_RAW DATA:_
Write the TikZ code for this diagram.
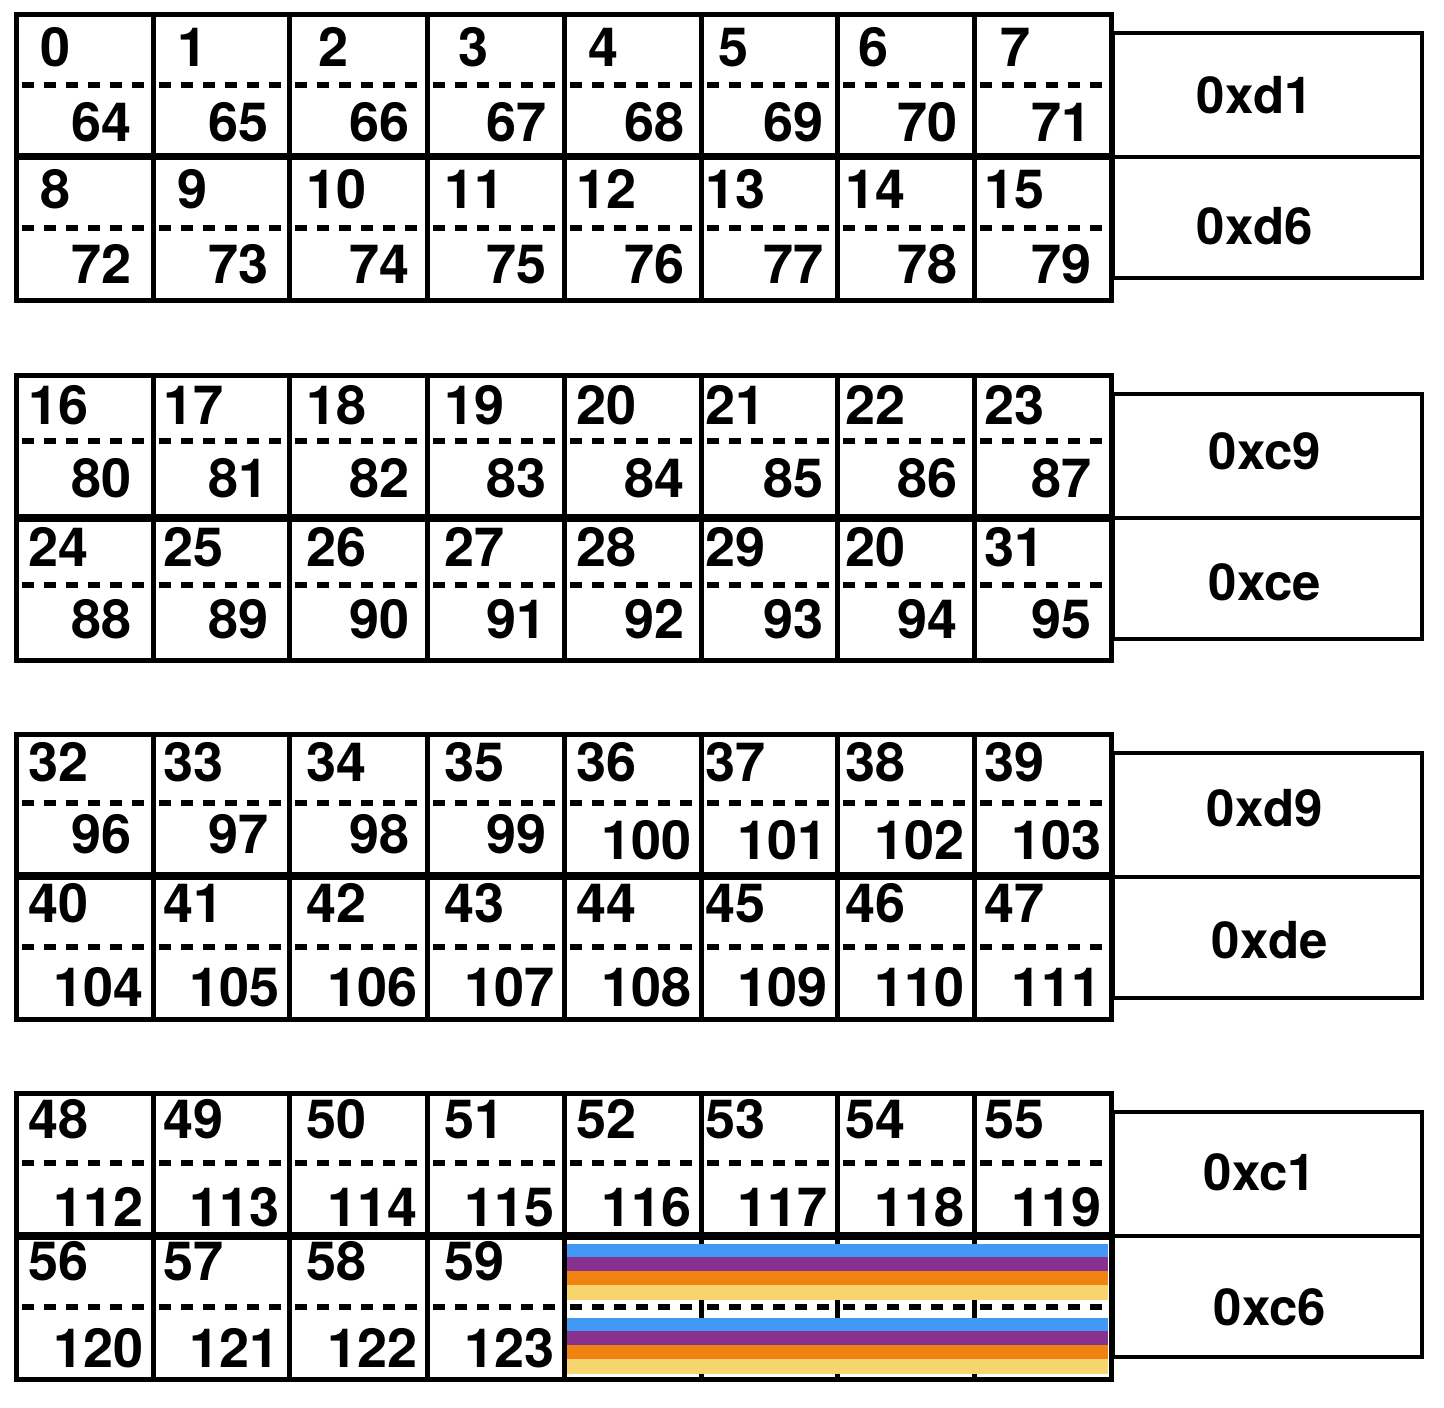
\documentclass[tikz,border=0pt]{standalone}
\usepackage{fontspec}
\setmainfont{TeX Gyre Heros}
\definecolor{sblue}{RGB}{66,153,245}
\definecolor{spurple}{RGB}{136,50,144}
\definecolor{sorange}{RGB}{239,130,16}
\definecolor{syellow}{RGB}{246,213,110}
\begin{document}
\begin{tikzpicture}[x=1pt,y=-1pt,
  cellline/.style={line width=5pt, line join=miter},
  hexbox/.style={line width=4.5pt},
  dashline/.style={line width=5.5pt, dash pattern=on 12pt off 10pt},
  numlabel/.style={inner sep=0pt, font=\fontsize{54}{60}\selectfont\bfseries},
  hexlabel/.style={inner sep=0pt, anchor=center, font=\fontsize{51}{58}\selectfont\bfseries}]
\useasboundingbox (0,0) rectangle (1444,1408);
\def\xs{{16,153,289,427,564,701,837,974,1111}}
\def\rt{{14,157,375,519,734,877,1093,1237}}
\def\rb{{155,300,516,660,874,1019,1234,1379}}
\def\dy{{85,228,441,585,803,947,1163,1307}}
\def\tb{{66,208,424,566,781,922,1138,1280}}
\def\bb{{141,283,497,638,853,1006,1226,1367}}
\def\toff{{12,10,17,17,12,4,8,10}}
\def\tsoff{{24,24,29,31,24,17,21,26}}
\def\boff{{21,20,17,17,16,13,16,19}}
% cells
\foreach \r in {0,...,7}{
  \foreach \c in {0,...,7}{
    \pgfmathsetmacro\xa{\xs[\c]}
    \pgfmathsetmacro\xb{\xs[\c+1]}
    \pgfmathsetmacro\ya{\rt[\r]}
    \pgfmathsetmacro\yb{\rb[\r]}
    \pgfmathsetmacro\yd{\dy[\r]}
    \draw[cellline] (\xa,\ya) rectangle (\xb,\yb);
    \draw[dashline] (\xa+6,\yd) -- (\xb-3,\yd);
  }
}
% labels
\foreach \r in {0,...,7}{
  \foreach \c in {0,...,7}{
    \pgfmathtruncatemacro\hide{(\r==7 && \c>3) ? 1 : 0}
    \ifnum\hide=0
      \pgfmathtruncatemacro\n{8*\r+\c}
      \pgfmathtruncatemacro\m{64+8*\r+\c}
      \ifnum\r=3 \ifnum\c=6 \def\n{20}\fi\fi
      \pgfmathsetmacro\xa{\xs[\c]}
      \pgfmathsetmacro\xb{\xs[\c+1]}
      \pgfmathsetmacro\ty{\tb[\r]}
      \pgfmathsetmacro\by{\bb[\r]}
      \pgfmathsetmacro\to{\n<10 ? \tsoff[\c] : \toff[\c]}
      \pgfmathsetmacro\bo{\m<100 ? \boff[\c] : 9}
      \pgfmathsetmacro\bd{(\m>99 && \r==4) ? 6 : 0}
      \node[numlabel, anchor=base west] (t\r\c) at (\xa+\to,\ty) {\n};
      \node[numlabel, anchor=base east] (b\r\c) at (\xb-\bo,\by+\bd) {\m};
    \fi
  }
}
% stripes
\foreach \s in {1244,1318}{
  \fill[sblue] (567,\s) rectangle (1108,\s+13);
  \fill[spurple] (567,\s+13) rectangle (1108,\s+27);
  \fill[sorange] (567,\s+27) rectangle (1108,\s+41);
  \fill[syellow] (567,\s+41) rectangle (1108,\s+56);
}
% hex boxes
\foreach \k/\B in {0/14,1/375,2/734,3/1093}{
  \draw[hexbox] (1113,\B+19) rectangle (1422,\B+143);
  \draw[hexbox] (1113,\B+143) rectangle (1422,\B+264);
}
\node[hexlabel] (h1) at (1255,95) {0xd1};
\node[hexlabel] (h2) at (1255,226) {0xd6};
\node[hexlabel] (h3) at (1265,451) {0xc9};
\node[hexlabel] (h4) at (1265,582) {0xce};
\node[hexlabel] (h5) at (1265,808) {0xd9};
\node[hexlabel] (h6) at (1270,940) {0xde};
\node[hexlabel] (h7) at (1260,1172) {0xc1};
\node[hexlabel] (h8) at (1270,1307) {0xc6};
\end{tikzpicture}
\end{document}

_WRITTEN INSTRUCTION:_ Leave the images out and output the remaining material exactly as it stands.

_SOLUTION:_
Write the TikZ code for this diagram.
\documentclass[tikz,border=0pt]{standalone}
\usepackage{fontspec}
\setmainfont{TeX Gyre Heros}
\definecolor{sblue}{RGB}{66,153,245}
\definecolor{spurple}{RGB}{136,50,144}
\definecolor{sorange}{RGB}{239,130,16}
\definecolor{syellow}{RGB}{246,213,110}
\begin{document}
\begin{tikzpicture}[x=1pt,y=-1pt,
  cellline/.style={line width=5pt, line join=miter},
  hexbox/.style={line width=4.5pt},
  dashline/.style={line width=5.5pt, dash pattern=on 12pt off 10pt},
  numlabel/.style={inner sep=0pt, font=\fontsize{54}{60}\selectfont\bfseries},
  hexlabel/.style={inner sep=0pt, anchor=center, font=\fontsize{51}{58}\selectfont\bfseries}]
\useasboundingbox (0,0) rectangle (1444,1408);
\def\xs{{16,153,289,427,564,701,837,974,1111}}
\def\rt{{14,157,375,519,734,877,1093,1237}}
\def\rb{{155,300,516,660,874,1019,1234,1379}}
\def\dy{{85,228,441,585,803,947,1163,1307}}
\def\tb{{66,208,424,566,781,922,1138,1280}}
\def\bb{{141,283,497,638,853,1006,1226,1367}}
\def\toff{{12,10,17,17,12,4,8,10}}
\def\tsoff{{24,24,29,31,24,17,21,26}}
\def\boff{{21,20,17,17,16,13,16,19}}
% cells
\foreach \r in {0,...,7}{
  \foreach \c in {0,...,7}{
    \pgfmathsetmacro\xa{\xs[\c]}
    \pgfmathsetmacro\xb{\xs[\c+1]}
    \pgfmathsetmacro\ya{\rt[\r]}
    \pgfmathsetmacro\yb{\rb[\r]}
    \pgfmathsetmacro\yd{\dy[\r]}
    \draw[cellline] (\xa,\ya) rectangle (\xb,\yb);
    \draw[dashline] (\xa+6,\yd) -- (\xb-3,\yd);
  }
}
% labels
\foreach \r in {0,...,7}{
  \foreach \c in {0,...,7}{
    \pgfmathtruncatemacro\hide{(\r==7 && \c>3) ? 1 : 0}
    \ifnum\hide=0
      \pgfmathtruncatemacro\n{8*\r+\c}
      \pgfmathtruncatemacro\m{64+8*\r+\c}
      \ifnum\r=3 \ifnum\c=6 \def\n{20}\fi\fi
      \pgfmathsetmacro\xa{\xs[\c]}
      \pgfmathsetmacro\xb{\xs[\c+1]}
      \pgfmathsetmacro\ty{\tb[\r]}
      \pgfmathsetmacro\by{\bb[\r]}
      \pgfmathsetmacro\to{\n<10 ? \tsoff[\c] : \toff[\c]}
      \pgfmathsetmacro\bo{\m<100 ? \boff[\c] : 9}
      \pgfmathsetmacro\bd{(\m>99 && \r==4) ? 6 : 0}
      \node[numlabel, anchor=base west] (t\r\c) at (\xa+\to,\ty) {\n};
      \node[numlabel, anchor=base east] (b\r\c) at (\xb-\bo,\by+\bd) {\m};
    \fi
  }
}
% stripes
\foreach \s in {1244,1318}{
  \fill[sblue] (567,\s) rectangle (1108,\s+13);
  \fill[spurple] (567,\s+13) rectangle (1108,\s+27);
  \fill[sorange] (567,\s+27) rectangle (1108,\s+41);
  \fill[syellow] (567,\s+41) rectangle (1108,\s+56);
}
% hex boxes
\foreach \k/\B in {0/14,1/375,2/734,3/1093}{
  \draw[hexbox] (1113,\B+19) rectangle (1422,\B+143);
  \draw[hexbox] (1113,\B+143) rectangle (1422,\B+264);
}
\node[hexlabel] (h1) at (1255,95) {0xd1};
\node[hexlabel] (h2) at (1255,226) {0xd6};
\node[hexlabel] (h3) at (1265,451) {0xc9};
\node[hexlabel] (h4) at (1265,582) {0xce};
\node[hexlabel] (h5) at (1265,808) {0xd9};
\node[hexlabel] (h6) at (1270,940) {0xde};
\node[hexlabel] (h7) at (1260,1172) {0xc1};
\node[hexlabel] (h8) at (1270,1307) {0xc6};
\end{tikzpicture}
\end{document}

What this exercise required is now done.